_Stored data_
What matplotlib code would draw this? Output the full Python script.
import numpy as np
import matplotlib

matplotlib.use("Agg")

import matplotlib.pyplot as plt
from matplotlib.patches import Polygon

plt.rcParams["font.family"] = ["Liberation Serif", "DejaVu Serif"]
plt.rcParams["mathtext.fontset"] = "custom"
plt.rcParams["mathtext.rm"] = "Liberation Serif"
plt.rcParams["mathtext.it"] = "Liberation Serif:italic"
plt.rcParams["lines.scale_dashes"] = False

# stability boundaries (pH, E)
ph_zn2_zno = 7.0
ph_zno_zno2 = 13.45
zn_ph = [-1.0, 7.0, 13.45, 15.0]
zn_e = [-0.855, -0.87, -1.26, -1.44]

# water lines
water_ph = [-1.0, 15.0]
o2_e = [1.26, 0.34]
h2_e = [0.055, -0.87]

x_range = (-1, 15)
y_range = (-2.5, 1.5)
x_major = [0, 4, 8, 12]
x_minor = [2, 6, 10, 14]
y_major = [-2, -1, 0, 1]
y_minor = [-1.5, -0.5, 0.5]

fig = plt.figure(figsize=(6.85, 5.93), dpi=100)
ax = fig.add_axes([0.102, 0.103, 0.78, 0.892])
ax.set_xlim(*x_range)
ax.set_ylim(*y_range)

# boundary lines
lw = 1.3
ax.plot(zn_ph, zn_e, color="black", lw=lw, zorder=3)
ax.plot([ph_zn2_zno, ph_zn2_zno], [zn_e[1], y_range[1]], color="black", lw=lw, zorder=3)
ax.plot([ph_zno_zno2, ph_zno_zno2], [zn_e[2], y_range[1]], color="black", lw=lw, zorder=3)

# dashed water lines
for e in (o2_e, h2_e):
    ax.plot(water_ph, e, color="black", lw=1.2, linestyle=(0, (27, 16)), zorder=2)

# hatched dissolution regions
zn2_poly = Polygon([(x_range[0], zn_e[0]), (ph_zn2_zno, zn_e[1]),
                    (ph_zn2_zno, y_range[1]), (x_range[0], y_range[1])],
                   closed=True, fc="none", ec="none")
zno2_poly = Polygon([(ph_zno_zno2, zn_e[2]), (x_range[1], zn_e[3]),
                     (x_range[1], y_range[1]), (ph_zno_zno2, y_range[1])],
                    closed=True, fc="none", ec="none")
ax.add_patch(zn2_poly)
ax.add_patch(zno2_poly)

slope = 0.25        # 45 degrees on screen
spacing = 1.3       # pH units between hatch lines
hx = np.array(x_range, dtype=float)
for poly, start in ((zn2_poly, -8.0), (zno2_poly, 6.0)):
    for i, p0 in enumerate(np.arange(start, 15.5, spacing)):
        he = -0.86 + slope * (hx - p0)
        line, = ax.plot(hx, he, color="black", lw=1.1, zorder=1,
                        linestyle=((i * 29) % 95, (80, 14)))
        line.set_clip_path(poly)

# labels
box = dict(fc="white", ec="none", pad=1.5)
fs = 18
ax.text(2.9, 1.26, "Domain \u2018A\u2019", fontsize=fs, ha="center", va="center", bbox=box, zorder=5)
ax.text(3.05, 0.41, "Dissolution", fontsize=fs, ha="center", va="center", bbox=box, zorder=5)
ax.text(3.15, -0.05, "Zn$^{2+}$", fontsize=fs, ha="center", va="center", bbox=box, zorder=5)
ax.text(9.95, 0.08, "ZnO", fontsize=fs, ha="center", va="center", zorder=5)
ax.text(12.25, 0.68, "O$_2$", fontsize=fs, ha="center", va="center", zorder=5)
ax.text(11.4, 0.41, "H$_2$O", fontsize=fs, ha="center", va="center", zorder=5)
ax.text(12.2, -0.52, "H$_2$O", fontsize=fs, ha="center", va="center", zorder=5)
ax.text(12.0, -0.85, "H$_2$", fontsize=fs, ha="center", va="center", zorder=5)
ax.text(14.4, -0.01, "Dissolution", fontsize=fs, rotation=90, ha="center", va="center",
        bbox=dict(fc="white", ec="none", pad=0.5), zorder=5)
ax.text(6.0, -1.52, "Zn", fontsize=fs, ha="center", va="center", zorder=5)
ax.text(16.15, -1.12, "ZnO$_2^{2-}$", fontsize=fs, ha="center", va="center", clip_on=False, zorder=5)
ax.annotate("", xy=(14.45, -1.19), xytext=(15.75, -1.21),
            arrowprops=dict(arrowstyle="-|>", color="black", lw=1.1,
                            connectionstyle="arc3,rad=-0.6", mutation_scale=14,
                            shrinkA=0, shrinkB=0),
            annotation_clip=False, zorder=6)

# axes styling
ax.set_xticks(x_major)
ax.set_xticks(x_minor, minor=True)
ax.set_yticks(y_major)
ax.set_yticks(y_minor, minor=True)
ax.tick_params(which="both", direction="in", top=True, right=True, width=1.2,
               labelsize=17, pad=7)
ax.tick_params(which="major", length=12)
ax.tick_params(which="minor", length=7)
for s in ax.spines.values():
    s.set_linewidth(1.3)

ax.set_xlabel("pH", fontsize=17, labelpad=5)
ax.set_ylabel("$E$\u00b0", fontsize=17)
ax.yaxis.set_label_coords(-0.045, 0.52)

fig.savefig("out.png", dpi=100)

_The problem_
Word for word, restate all of the data shown above.

_Output for this task_
What matplotlib code would draw this? Output the full Python script.
import numpy as np
import matplotlib

matplotlib.use("Agg")

import matplotlib.pyplot as plt
from matplotlib.patches import Polygon

plt.rcParams["font.family"] = ["Liberation Serif", "DejaVu Serif"]
plt.rcParams["mathtext.fontset"] = "custom"
plt.rcParams["mathtext.rm"] = "Liberation Serif"
plt.rcParams["mathtext.it"] = "Liberation Serif:italic"
plt.rcParams["lines.scale_dashes"] = False

# stability boundaries (pH, E)
ph_zn2_zno = 7.0
ph_zno_zno2 = 13.45
zn_ph = [-1.0, 7.0, 13.45, 15.0]
zn_e = [-0.855, -0.87, -1.26, -1.44]

# water lines
water_ph = [-1.0, 15.0]
o2_e = [1.26, 0.34]
h2_e = [0.055, -0.87]

x_range = (-1, 15)
y_range = (-2.5, 1.5)
x_major = [0, 4, 8, 12]
x_minor = [2, 6, 10, 14]
y_major = [-2, -1, 0, 1]
y_minor = [-1.5, -0.5, 0.5]

fig = plt.figure(figsize=(6.85, 5.93), dpi=100)
ax = fig.add_axes([0.102, 0.103, 0.78, 0.892])
ax.set_xlim(*x_range)
ax.set_ylim(*y_range)

# boundary lines
lw = 1.3
ax.plot(zn_ph, zn_e, color="black", lw=lw, zorder=3)
ax.plot([ph_zn2_zno, ph_zn2_zno], [zn_e[1], y_range[1]], color="black", lw=lw, zorder=3)
ax.plot([ph_zno_zno2, ph_zno_zno2], [zn_e[2], y_range[1]], color="black", lw=lw, zorder=3)

# dashed water lines
for e in (o2_e, h2_e):
    ax.plot(water_ph, e, color="black", lw=1.2, linestyle=(0, (27, 16)), zorder=2)

# hatched dissolution regions
zn2_poly = Polygon([(x_range[0], zn_e[0]), (ph_zn2_zno, zn_e[1]),
                    (ph_zn2_zno, y_range[1]), (x_range[0], y_range[1])],
                   closed=True, fc="none", ec="none")
zno2_poly = Polygon([(ph_zno_zno2, zn_e[2]), (x_range[1], zn_e[3]),
                     (x_range[1], y_range[1]), (ph_zno_zno2, y_range[1])],
                    closed=True, fc="none", ec="none")
ax.add_patch(zn2_poly)
ax.add_patch(zno2_poly)

slope = 0.25        # 45 degrees on screen
spacing = 1.3       # pH units between hatch lines
hx = np.array(x_range, dtype=float)
for poly, start in ((zn2_poly, -8.0), (zno2_poly, 6.0)):
    for i, p0 in enumerate(np.arange(start, 15.5, spacing)):
        he = -0.86 + slope * (hx - p0)
        line, = ax.plot(hx, he, color="black", lw=1.1, zorder=1,
                        linestyle=((i * 29) % 95, (80, 14)))
        line.set_clip_path(poly)

# labels
box = dict(fc="white", ec="none", pad=1.5)
fs = 18
ax.text(2.9, 1.26, "Domain \u2018A\u2019", fontsize=fs, ha="center", va="center", bbox=box, zorder=5)
ax.text(3.05, 0.41, "Dissolution", fontsize=fs, ha="center", va="center", bbox=box, zorder=5)
ax.text(3.15, -0.05, "Zn$^{2+}$", fontsize=fs, ha="center", va="center", bbox=box, zorder=5)
ax.text(9.95, 0.08, "ZnO", fontsize=fs, ha="center", va="center", zorder=5)
ax.text(12.25, 0.68, "O$_2$", fontsize=fs, ha="center", va="center", zorder=5)
ax.text(11.4, 0.41, "H$_2$O", fontsize=fs, ha="center", va="center", zorder=5)
ax.text(12.2, -0.52, "H$_2$O", fontsize=fs, ha="center", va="center", zorder=5)
ax.text(12.0, -0.85, "H$_2$", fontsize=fs, ha="center", va="center", zorder=5)
ax.text(14.4, -0.01, "Dissolution", fontsize=fs, rotation=90, ha="center", va="center",
        bbox=dict(fc="white", ec="none", pad=0.5), zorder=5)
ax.text(6.0, -1.52, "Zn", fontsize=fs, ha="center", va="center", zorder=5)
ax.text(16.15, -1.12, "ZnO$_2^{2-}$", fontsize=fs, ha="center", va="center", clip_on=False, zorder=5)
ax.annotate("", xy=(14.45, -1.19), xytext=(15.75, -1.21),
            arrowprops=dict(arrowstyle="-|>", color="black", lw=1.1,
                            connectionstyle="arc3,rad=-0.6", mutation_scale=14,
                            shrinkA=0, shrinkB=0),
            annotation_clip=False, zorder=6)

# axes styling
ax.set_xticks(x_major)
ax.set_xticks(x_minor, minor=True)
ax.set_yticks(y_major)
ax.set_yticks(y_minor, minor=True)
ax.tick_params(which="both", direction="in", top=True, right=True, width=1.2,
               labelsize=17, pad=7)
ax.tick_params(which="major", length=12)
ax.tick_params(which="minor", length=7)
for s in ax.spines.values():
    s.set_linewidth(1.3)

ax.set_xlabel("pH", fontsize=17, labelpad=5)
ax.set_ylabel("$E$\u00b0", fontsize=17)
ax.yaxis.set_label_coords(-0.045, 0.52)

fig.savefig("out.png", dpi=100)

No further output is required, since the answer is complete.